The end is nigh for Brett Favre, it has to be. No, I don’t think some little concussion or bruised hamstring or any other injury will force him to retire, but losing sure will.
Favre has maintained all along that he’ll play until he can’t do it physically, or when it isn’t fun anymore. Slinging the ball around the field is fun. Leading one of the best offenses in the NFL is fun. Winning is fun.
Three problems: Favre isn’t slinging the ball all over the field, the offense hasn’t been that good and the Packers sure aren’t winning.
The Packers looked like the team that the media expected them to be with a week one dismantling of the Carolina Panthers. It was a marquee match-up on Monday Night Football that left a lot of people, myself included, thinking this team was even better than expected. Then the smoke and mirrors disappeared, and Green Bay was exposed.
First it was their most hated rivals, the Chicago Bears. The Bears came to Lambeau Field and beat the Packers 21-10. The offense moved the ball but couldn’t score, and the defense proved to be far more porous than the Panther game would have made you believe. After watching Chicago pick up 182 yards on the ground, Green Bay fans were left wondering where the defense that held the supposedly great running game of Carolina to just 38 yards had gone.
The next week Indianapolis made the defense look even more like Swiss cheese, throwing for 393 yards. Even for Peyton Manning and company, that’s a lot of yards. The Packers offense shredded the Colts defense, but not quite as thoroughly, as Green Bay lost 45-31.
The real dagger came when the lowly Giants visited Green Bay and beat the Packers 14-7. The offense disappeared, partly due to Brett Favre’s concussion that left him on the sidelines down the stretch, but that wasn’t the only reason. Even with Favre, the only real offense that was generated was a long touchdown pass that he can’t even remember. The defense looked like it had picked up the pieces a little bit during the first half of the game, but then wilted in the second half. In total, the Packers gave up an obscene 245 yards on the ground, most of it gained after the half time show.
That loss left Green Bay at 1-3 and teetering on the edge of a major crisis.
Monday night’s tilt with Tennessee will pit two of the most disappointing teams in the NFL in a fight to stave off the nearly inescapable pit of 1-4. The game is a must-win for Green Bay not only to salvage this year, but to put off the rebuilding tag a little longer. If the Packers lose this, there will be no playoffs, and that will likely mean no Brett Favre in 2005.
And just who is to blame for all of this mess?
Mike Sherman.
See Sherman has that dual role of GM and head coach, that same dual role that has so often been taken on in the NFL, and almost as often botched. Few people have been able to pull it off successfully, and it has been somewhat of a surprise that a rookie head coach was even given that kind of responsibility in the first place.

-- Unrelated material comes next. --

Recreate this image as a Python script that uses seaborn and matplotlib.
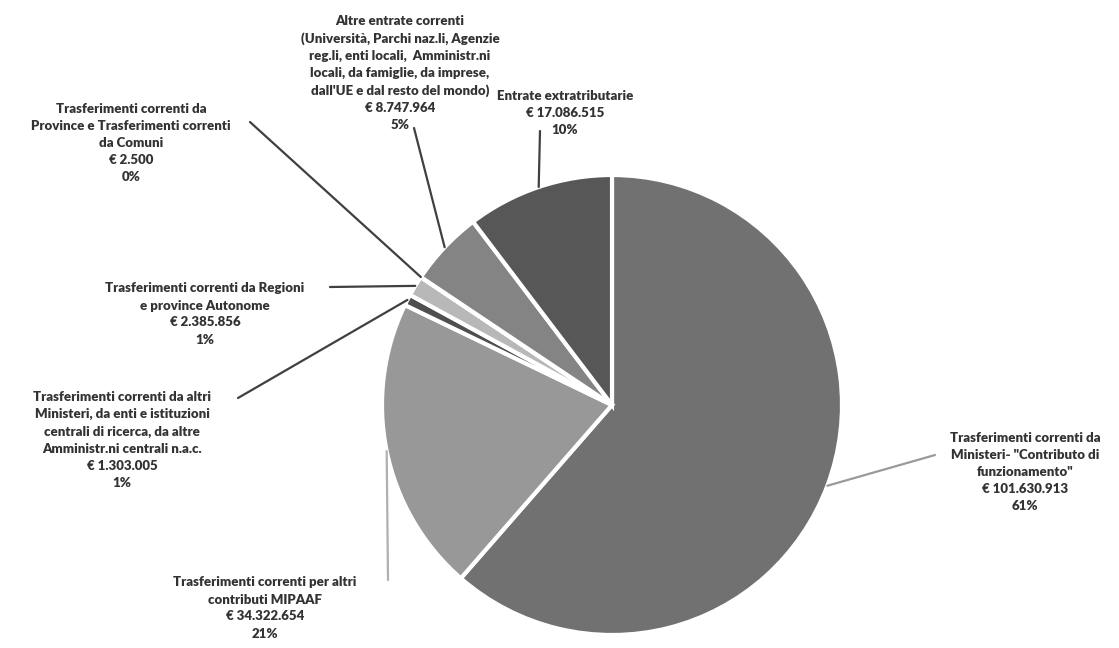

To be fair, Sherman performed quite well to start with. The Packers were winners again after the Ray Rhodes experiment had gone horribly wrong and all seemed well in Packerland.
The problem was most of the players that were getting the job done were holdovers from the Mike Holmgren/ Ron Wolf era. As Sherman has made more and more decisions on the makeup of the roster, things have gotten worse and worse.
Just look at some of the real trouble spots for Green Bay.
On the D-line, injuries have really hammered the group this season, but huge contracts for Joe Johnson and Cletidus Hunt have been very questionable moves (although when signed, Johnson was expected to be a savior).
At wide receiver they have all kinds of athletic ability, but very little receiving ability. Robert Ferguson may be taller, faster and stronger than Chris Chambers, but Chambers can get open and catch the ball. Javon Walker has begun to make big plays, but just as often he disappears from games or makes mistakes that cost the Packers dearly.
Those are just two positions that have been completely retooled by Sherman in his five years at the helm, but they are two of the worst positions on the field.
Since he was given the GM duties in 2001, the best player that Sherman has brought in was Nick Barnett.
Most of this squad’s key components, like Favre, the offensive line and Ahman Green, were acquired before Sherman was with the Packers or at the least when Wolf was still the guiding hand behind the decisions.
If this team that Sherman has built doesn’t start to do some winning in the real near future, he will be out of a job soon. Maybe not at the end of this season, unless the wheels really fall off, but probably by next year when a Favre-less Packer team suffers through a rebuilding year.
With the season already a quarter of the way over, it may be too late for Sherman to do anything to stem the tide of losing. Most of the personnel decisions have been made, and with the salary cap, there is little chance for any drastic changes this season. If that is the case, then it is probably too late for the Packers to do anything to convince Favre to come back for another year.